• [Written request]: Leave the pictures out and retype the lines from the beginning through the line with "(0,0) rectangle (735,1056);", both ends included.

Begin

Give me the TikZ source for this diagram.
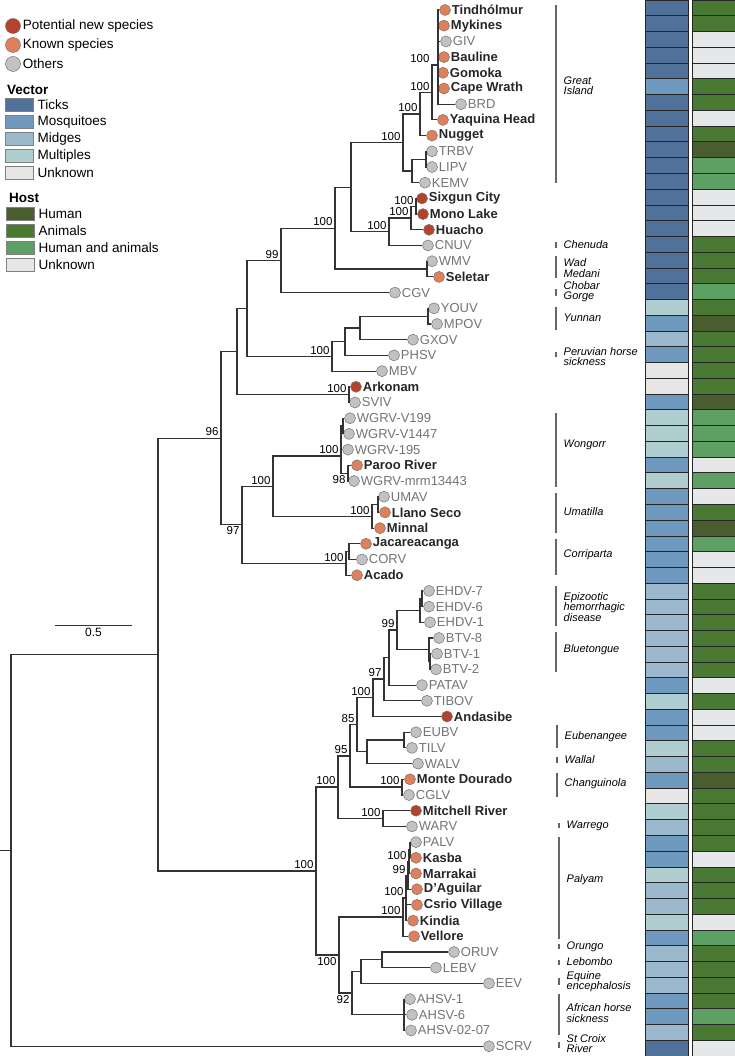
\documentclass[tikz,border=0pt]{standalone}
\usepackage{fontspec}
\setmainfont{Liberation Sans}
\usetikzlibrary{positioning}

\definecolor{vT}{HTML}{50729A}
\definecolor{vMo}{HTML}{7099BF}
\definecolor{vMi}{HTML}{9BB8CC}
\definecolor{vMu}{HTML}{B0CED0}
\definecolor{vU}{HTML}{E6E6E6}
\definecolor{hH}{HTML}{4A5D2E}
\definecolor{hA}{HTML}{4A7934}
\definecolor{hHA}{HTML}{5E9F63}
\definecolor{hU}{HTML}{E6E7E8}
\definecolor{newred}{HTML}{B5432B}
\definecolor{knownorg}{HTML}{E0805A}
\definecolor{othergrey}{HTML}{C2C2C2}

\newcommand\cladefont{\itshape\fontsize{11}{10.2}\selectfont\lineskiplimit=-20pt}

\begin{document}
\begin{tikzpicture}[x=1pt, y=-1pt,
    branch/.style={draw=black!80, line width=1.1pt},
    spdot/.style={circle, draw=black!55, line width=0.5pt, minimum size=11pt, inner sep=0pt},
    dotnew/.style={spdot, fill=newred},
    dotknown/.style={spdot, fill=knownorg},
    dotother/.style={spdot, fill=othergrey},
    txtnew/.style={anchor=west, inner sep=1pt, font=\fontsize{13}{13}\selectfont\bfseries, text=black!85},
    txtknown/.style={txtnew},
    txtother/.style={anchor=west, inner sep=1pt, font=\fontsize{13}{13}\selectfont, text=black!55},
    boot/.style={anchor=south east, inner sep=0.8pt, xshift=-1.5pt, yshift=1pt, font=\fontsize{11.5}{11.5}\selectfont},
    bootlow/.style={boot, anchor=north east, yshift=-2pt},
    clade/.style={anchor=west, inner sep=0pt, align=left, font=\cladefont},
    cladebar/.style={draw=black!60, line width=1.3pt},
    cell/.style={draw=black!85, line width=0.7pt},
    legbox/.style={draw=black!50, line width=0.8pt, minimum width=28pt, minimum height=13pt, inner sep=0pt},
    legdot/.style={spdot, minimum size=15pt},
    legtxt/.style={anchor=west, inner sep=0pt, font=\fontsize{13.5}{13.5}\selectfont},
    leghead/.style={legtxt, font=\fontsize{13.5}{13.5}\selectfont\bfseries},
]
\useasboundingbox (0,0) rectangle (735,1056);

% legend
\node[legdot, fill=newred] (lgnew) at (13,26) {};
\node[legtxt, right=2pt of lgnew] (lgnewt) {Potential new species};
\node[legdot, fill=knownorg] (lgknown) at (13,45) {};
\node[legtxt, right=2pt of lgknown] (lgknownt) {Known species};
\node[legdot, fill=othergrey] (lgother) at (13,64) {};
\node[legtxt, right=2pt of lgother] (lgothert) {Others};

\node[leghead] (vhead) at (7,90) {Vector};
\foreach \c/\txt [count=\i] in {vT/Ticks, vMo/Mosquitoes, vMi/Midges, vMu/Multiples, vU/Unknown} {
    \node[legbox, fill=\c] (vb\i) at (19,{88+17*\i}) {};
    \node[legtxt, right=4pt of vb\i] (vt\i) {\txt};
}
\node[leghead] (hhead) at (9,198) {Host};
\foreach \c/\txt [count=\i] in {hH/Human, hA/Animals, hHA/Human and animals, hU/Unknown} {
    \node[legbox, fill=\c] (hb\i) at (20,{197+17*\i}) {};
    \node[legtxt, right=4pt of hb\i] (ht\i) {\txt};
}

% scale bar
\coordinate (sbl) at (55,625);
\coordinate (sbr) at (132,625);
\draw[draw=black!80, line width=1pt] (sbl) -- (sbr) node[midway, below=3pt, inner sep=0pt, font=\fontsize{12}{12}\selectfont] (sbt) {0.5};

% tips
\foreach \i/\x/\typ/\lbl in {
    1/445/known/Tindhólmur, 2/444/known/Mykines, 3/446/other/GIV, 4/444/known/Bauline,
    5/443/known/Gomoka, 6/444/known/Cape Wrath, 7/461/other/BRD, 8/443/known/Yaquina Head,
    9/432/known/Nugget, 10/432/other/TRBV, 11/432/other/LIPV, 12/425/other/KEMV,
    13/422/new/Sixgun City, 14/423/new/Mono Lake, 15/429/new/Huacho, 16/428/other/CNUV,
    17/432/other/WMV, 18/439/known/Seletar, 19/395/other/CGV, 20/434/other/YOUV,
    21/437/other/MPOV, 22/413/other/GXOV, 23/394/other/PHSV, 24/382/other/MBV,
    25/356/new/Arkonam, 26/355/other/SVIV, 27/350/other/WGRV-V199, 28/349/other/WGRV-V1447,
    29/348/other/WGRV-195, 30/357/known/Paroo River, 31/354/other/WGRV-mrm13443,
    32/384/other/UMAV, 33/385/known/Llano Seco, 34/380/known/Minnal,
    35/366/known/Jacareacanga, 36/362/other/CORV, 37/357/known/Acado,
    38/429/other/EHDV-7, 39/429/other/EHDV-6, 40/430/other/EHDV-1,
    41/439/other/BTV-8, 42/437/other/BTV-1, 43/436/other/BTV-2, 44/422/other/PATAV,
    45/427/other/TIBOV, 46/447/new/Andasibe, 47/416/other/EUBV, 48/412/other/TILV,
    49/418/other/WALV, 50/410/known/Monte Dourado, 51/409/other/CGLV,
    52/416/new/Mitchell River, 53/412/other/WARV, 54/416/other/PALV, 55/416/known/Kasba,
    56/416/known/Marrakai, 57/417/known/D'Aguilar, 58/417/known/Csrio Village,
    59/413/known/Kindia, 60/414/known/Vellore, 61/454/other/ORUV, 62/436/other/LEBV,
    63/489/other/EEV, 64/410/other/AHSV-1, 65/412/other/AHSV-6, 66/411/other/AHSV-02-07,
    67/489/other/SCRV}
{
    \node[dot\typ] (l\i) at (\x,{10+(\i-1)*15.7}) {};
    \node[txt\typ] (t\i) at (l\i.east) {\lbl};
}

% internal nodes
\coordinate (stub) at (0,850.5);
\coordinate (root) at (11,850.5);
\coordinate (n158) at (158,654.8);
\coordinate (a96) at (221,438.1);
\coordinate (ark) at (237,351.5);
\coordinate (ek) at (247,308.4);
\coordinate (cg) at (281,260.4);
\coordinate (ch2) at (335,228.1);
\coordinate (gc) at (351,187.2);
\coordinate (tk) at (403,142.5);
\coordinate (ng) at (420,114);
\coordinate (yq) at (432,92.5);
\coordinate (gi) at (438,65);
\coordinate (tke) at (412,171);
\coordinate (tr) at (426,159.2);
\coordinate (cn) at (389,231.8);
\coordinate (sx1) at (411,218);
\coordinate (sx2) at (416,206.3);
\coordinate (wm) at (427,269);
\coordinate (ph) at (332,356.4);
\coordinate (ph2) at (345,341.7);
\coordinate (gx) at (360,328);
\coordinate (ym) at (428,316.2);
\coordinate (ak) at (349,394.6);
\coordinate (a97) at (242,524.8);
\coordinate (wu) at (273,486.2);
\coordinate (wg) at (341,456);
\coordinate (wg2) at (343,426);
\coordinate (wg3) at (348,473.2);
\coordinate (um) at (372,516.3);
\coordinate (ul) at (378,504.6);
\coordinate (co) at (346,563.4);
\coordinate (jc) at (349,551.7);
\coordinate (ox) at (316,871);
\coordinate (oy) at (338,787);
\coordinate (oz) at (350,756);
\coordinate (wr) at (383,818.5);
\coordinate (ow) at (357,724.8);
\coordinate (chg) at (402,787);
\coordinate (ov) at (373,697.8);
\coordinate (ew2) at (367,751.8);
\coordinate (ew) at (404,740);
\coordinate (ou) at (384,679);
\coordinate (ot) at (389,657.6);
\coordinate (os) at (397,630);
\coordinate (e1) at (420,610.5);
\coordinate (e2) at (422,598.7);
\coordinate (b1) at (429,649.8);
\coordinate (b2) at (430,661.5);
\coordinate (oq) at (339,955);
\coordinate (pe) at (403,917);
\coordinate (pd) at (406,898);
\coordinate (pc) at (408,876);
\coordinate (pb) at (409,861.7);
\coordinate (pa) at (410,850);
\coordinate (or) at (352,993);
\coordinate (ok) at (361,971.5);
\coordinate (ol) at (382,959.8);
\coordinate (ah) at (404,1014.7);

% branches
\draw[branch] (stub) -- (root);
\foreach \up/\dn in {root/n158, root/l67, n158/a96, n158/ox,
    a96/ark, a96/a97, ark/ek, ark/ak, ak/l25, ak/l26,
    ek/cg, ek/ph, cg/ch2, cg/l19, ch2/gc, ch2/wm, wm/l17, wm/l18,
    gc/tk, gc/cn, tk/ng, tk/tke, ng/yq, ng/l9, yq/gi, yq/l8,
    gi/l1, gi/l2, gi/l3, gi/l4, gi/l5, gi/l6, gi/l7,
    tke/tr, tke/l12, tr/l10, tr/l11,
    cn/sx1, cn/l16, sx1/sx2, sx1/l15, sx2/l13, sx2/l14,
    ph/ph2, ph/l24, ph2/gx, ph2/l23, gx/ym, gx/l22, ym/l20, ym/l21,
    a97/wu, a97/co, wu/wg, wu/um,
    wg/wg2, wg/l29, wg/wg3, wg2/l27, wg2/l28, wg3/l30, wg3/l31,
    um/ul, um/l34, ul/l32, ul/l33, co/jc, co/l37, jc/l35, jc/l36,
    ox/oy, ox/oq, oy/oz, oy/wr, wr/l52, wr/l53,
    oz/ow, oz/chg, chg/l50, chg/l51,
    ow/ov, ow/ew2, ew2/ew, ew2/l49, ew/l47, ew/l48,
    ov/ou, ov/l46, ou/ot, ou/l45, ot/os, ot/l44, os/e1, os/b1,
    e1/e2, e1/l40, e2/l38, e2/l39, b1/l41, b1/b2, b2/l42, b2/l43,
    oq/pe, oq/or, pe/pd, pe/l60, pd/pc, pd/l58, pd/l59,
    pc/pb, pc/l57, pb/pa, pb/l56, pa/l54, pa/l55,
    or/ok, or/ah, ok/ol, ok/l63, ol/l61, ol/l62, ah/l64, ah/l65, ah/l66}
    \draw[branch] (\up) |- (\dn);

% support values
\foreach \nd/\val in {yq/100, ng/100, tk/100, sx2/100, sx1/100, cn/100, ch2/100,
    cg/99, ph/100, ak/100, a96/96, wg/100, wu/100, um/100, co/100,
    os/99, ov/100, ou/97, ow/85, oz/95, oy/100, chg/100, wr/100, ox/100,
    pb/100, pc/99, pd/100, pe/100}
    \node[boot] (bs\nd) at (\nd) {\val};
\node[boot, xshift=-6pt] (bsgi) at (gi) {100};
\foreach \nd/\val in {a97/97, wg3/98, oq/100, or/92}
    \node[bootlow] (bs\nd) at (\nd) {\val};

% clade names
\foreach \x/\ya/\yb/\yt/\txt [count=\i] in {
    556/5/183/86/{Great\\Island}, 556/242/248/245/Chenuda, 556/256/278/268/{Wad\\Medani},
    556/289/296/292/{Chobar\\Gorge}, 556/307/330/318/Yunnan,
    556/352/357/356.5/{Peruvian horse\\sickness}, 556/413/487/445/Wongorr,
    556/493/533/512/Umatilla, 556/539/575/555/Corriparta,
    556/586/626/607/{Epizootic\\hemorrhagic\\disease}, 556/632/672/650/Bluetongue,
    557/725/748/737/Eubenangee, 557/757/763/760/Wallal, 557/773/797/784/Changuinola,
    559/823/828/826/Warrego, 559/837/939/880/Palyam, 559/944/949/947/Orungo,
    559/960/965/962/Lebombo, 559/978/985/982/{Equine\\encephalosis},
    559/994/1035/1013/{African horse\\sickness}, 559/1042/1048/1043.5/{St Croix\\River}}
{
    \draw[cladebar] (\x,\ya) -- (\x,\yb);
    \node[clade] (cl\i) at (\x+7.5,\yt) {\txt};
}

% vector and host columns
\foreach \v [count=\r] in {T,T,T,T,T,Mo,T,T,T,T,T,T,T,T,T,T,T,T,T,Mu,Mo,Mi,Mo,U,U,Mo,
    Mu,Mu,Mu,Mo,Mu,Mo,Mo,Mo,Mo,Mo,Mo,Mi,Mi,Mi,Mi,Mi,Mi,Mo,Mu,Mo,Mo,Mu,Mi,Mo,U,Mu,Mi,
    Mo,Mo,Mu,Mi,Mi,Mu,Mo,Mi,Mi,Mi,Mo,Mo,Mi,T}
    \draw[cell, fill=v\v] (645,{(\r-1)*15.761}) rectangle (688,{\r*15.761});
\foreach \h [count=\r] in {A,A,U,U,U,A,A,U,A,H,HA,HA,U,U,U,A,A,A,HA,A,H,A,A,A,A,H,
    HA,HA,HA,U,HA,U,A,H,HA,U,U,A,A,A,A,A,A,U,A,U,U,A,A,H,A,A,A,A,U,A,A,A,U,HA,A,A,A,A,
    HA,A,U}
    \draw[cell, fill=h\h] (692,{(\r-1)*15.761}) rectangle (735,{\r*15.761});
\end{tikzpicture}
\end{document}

End

• [Output below]:
Give me the TikZ source for this diagram.
\documentclass[tikz,border=0pt]{standalone}
\usepackage{fontspec}
\setmainfont{Liberation Sans}
\usetikzlibrary{positioning}

\definecolor{vT}{HTML}{50729A}
\definecolor{vMo}{HTML}{7099BF}
\definecolor{vMi}{HTML}{9BB8CC}
\definecolor{vMu}{HTML}{B0CED0}
\definecolor{vU}{HTML}{E6E6E6}
\definecolor{hH}{HTML}{4A5D2E}
\definecolor{hA}{HTML}{4A7934}
\definecolor{hHA}{HTML}{5E9F63}
\definecolor{hU}{HTML}{E6E7E8}
\definecolor{newred}{HTML}{B5432B}
\definecolor{knownorg}{HTML}{E0805A}
\definecolor{othergrey}{HTML}{C2C2C2}

\newcommand\cladefont{\itshape\fontsize{11}{10.2}\selectfont\lineskiplimit=-20pt}

\begin{document}
\begin{tikzpicture}[x=1pt, y=-1pt,
    branch/.style={draw=black!80, line width=1.1pt},
    spdot/.style={circle, draw=black!55, line width=0.5pt, minimum size=11pt, inner sep=0pt},
    dotnew/.style={spdot, fill=newred},
    dotknown/.style={spdot, fill=knownorg},
    dotother/.style={spdot, fill=othergrey},
    txtnew/.style={anchor=west, inner sep=1pt, font=\fontsize{13}{13}\selectfont\bfseries, text=black!85},
    txtknown/.style={txtnew},
    txtother/.style={anchor=west, inner sep=1pt, font=\fontsize{13}{13}\selectfont, text=black!55},
    boot/.style={anchor=south east, inner sep=0.8pt, xshift=-1.5pt, yshift=1pt, font=\fontsize{11.5}{11.5}\selectfont},
    bootlow/.style={boot, anchor=north east, yshift=-2pt},
    clade/.style={anchor=west, inner sep=0pt, align=left, font=\cladefont},
    cladebar/.style={draw=black!60, line width=1.3pt},
    cell/.style={draw=black!85, line width=0.7pt},
    legbox/.style={draw=black!50, line width=0.8pt, minimum width=28pt, minimum height=13pt, inner sep=0pt},
    legdot/.style={spdot, minimum size=15pt},
    legtxt/.style={anchor=west, inner sep=0pt, font=\fontsize{13.5}{13.5}\selectfont},
    leghead/.style={legtxt, font=\fontsize{13.5}{13.5}\selectfont\bfseries},
]
\useasboundingbox (0,0) rectangle (735,1056);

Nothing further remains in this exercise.